Stated goal> Please copy all the lines that follow, word for word.

○ ○ ○ ○ ○

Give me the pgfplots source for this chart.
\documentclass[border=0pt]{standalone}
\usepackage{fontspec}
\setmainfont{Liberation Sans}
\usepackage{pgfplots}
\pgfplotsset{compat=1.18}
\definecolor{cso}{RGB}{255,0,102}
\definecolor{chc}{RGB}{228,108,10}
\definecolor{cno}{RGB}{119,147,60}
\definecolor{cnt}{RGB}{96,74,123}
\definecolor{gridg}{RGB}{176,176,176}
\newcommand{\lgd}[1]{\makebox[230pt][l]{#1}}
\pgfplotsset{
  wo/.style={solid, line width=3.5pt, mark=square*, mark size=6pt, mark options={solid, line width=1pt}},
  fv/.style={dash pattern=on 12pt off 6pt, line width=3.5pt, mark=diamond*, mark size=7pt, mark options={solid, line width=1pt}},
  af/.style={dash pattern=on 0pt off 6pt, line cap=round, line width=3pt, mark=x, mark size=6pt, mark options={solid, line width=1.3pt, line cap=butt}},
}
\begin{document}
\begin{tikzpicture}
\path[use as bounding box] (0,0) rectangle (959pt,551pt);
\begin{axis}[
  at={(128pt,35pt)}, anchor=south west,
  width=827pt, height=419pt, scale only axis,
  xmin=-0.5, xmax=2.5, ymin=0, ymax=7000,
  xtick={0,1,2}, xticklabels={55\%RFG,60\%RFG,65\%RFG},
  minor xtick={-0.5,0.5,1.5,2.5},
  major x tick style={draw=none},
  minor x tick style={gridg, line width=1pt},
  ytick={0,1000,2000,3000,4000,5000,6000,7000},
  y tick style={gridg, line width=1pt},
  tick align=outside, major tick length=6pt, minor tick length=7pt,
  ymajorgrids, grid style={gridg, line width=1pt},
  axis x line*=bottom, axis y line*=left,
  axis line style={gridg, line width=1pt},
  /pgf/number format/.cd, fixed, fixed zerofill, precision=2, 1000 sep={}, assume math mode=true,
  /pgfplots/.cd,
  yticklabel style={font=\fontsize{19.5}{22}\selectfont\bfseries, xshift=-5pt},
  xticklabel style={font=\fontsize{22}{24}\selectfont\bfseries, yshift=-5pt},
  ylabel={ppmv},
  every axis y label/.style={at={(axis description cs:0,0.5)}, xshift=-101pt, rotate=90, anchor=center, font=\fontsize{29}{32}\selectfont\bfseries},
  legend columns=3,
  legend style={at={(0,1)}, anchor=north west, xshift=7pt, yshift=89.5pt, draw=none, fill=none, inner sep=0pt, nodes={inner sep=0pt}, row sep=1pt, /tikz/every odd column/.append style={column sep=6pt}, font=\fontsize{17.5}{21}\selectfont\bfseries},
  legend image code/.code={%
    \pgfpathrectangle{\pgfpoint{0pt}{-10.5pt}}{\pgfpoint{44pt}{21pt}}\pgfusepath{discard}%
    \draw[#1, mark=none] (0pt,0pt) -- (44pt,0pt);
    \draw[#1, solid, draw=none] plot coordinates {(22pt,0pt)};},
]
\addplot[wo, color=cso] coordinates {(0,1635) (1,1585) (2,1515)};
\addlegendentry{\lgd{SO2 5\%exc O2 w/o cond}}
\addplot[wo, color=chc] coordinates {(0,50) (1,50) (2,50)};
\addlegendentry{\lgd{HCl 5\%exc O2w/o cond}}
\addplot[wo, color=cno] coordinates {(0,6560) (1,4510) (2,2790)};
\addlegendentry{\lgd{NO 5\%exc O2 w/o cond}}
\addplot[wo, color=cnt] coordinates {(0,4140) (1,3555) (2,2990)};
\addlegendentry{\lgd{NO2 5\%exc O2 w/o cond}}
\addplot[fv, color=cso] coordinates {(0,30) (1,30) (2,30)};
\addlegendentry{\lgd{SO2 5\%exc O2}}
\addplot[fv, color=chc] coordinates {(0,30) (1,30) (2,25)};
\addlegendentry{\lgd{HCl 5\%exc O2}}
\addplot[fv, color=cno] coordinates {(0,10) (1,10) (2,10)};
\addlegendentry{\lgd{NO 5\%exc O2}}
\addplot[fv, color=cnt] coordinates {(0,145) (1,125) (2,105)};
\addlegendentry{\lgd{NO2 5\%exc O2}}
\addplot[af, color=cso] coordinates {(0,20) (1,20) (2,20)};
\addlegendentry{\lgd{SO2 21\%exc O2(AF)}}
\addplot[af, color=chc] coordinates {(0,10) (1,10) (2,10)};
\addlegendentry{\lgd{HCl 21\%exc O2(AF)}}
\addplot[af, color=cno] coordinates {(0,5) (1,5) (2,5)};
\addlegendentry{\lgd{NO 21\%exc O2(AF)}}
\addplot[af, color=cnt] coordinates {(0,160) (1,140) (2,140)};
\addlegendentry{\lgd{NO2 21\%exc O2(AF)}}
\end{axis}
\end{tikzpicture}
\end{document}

○ ○ ○ ○ ○

Result for this exercise>
Give me the pgfplots source for this chart.
\documentclass[border=0pt]{standalone}
\usepackage{fontspec}
\setmainfont{Liberation Sans}
\usepackage{pgfplots}
\pgfplotsset{compat=1.18}
\definecolor{cso}{RGB}{255,0,102}
\definecolor{chc}{RGB}{228,108,10}
\definecolor{cno}{RGB}{119,147,60}
\definecolor{cnt}{RGB}{96,74,123}
\definecolor{gridg}{RGB}{176,176,176}
\newcommand{\lgd}[1]{\makebox[230pt][l]{#1}}
\pgfplotsset{
  wo/.style={solid, line width=3.5pt, mark=square*, mark size=6pt, mark options={solid, line width=1pt}},
  fv/.style={dash pattern=on 12pt off 6pt, line width=3.5pt, mark=diamond*, mark size=7pt, mark options={solid, line width=1pt}},
  af/.style={dash pattern=on 0pt off 6pt, line cap=round, line width=3pt, mark=x, mark size=6pt, mark options={solid, line width=1.3pt, line cap=butt}},
}
\begin{document}
\begin{tikzpicture}
\path[use as bounding box] (0,0) rectangle (959pt,551pt);
\begin{axis}[
  at={(128pt,35pt)}, anchor=south west,
  width=827pt, height=419pt, scale only axis,
  xmin=-0.5, xmax=2.5, ymin=0, ymax=7000,
  xtick={0,1,2}, xticklabels={55\%RFG,60\%RFG,65\%RFG},
  minor xtick={-0.5,0.5,1.5,2.5},
  major x tick style={draw=none},
  minor x tick style={gridg, line width=1pt},
  ytick={0,1000,2000,3000,4000,5000,6000,7000},
  y tick style={gridg, line width=1pt},
  tick align=outside, major tick length=6pt, minor tick length=7pt,
  ymajorgrids, grid style={gridg, line width=1pt},
  axis x line*=bottom, axis y line*=left,
  axis line style={gridg, line width=1pt},
  /pgf/number format/.cd, fixed, fixed zerofill, precision=2, 1000 sep={}, assume math mode=true,
  /pgfplots/.cd,
  yticklabel style={font=\fontsize{19.5}{22}\selectfont\bfseries, xshift=-5pt},
  xticklabel style={font=\fontsize{22}{24}\selectfont\bfseries, yshift=-5pt},
  ylabel={ppmv},
  every axis y label/.style={at={(axis description cs:0,0.5)}, xshift=-101pt, rotate=90, anchor=center, font=\fontsize{29}{32}\selectfont\bfseries},
  legend columns=3,
  legend style={at={(0,1)}, anchor=north west, xshift=7pt, yshift=89.5pt, draw=none, fill=none, inner sep=0pt, nodes={inner sep=0pt}, row sep=1pt, /tikz/every odd column/.append style={column sep=6pt}, font=\fontsize{17.5}{21}\selectfont\bfseries},
  legend image code/.code={%
    \pgfpathrectangle{\pgfpoint{0pt}{-10.5pt}}{\pgfpoint{44pt}{21pt}}\pgfusepath{discard}%
    \draw[#1, mark=none] (0pt,0pt) -- (44pt,0pt);
    \draw[#1, solid, draw=none] plot coordinates {(22pt,0pt)};},
]
\addplot[wo, color=cso] coordinates {(0,1635) (1,1585) (2,1515)};
\addlegendentry{\lgd{SO2 5\%exc O2 w/o cond}}
\addplot[wo, color=chc] coordinates {(0,50) (1,50) (2,50)};
\addlegendentry{\lgd{HCl 5\%exc O2w/o cond}}
\addplot[wo, color=cno] coordinates {(0,6560) (1,4510) (2,2790)};
\addlegendentry{\lgd{NO 5\%exc O2 w/o cond}}
\addplot[wo, color=cnt] coordinates {(0,4140) (1,3555) (2,2990)};
\addlegendentry{\lgd{NO2 5\%exc O2 w/o cond}}
\addplot[fv, color=cso] coordinates {(0,30) (1,30) (2,30)};
\addlegendentry{\lgd{SO2 5\%exc O2}}
\addplot[fv, color=chc] coordinates {(0,30) (1,30) (2,25)};
\addlegendentry{\lgd{HCl 5\%exc O2}}
\addplot[fv, color=cno] coordinates {(0,10) (1,10) (2,10)};
\addlegendentry{\lgd{NO 5\%exc O2}}
\addplot[fv, color=cnt] coordinates {(0,145) (1,125) (2,105)};
\addlegendentry{\lgd{NO2 5\%exc O2}}
\addplot[af, color=cso] coordinates {(0,20) (1,20) (2,20)};
\addlegendentry{\lgd{SO2 21\%exc O2(AF)}}
\addplot[af, color=chc] coordinates {(0,10) (1,10) (2,10)};
\addlegendentry{\lgd{HCl 21\%exc O2(AF)}}
\addplot[af, color=cno] coordinates {(0,5) (1,5) (2,5)};
\addlegendentry{\lgd{NO 21\%exc O2(AF)}}
\addplot[af, color=cnt] coordinates {(0,160) (1,140) (2,140)};
\addlegendentry{\lgd{NO2 21\%exc O2(AF)}}
\end{axis}
\end{tikzpicture}
\end{document}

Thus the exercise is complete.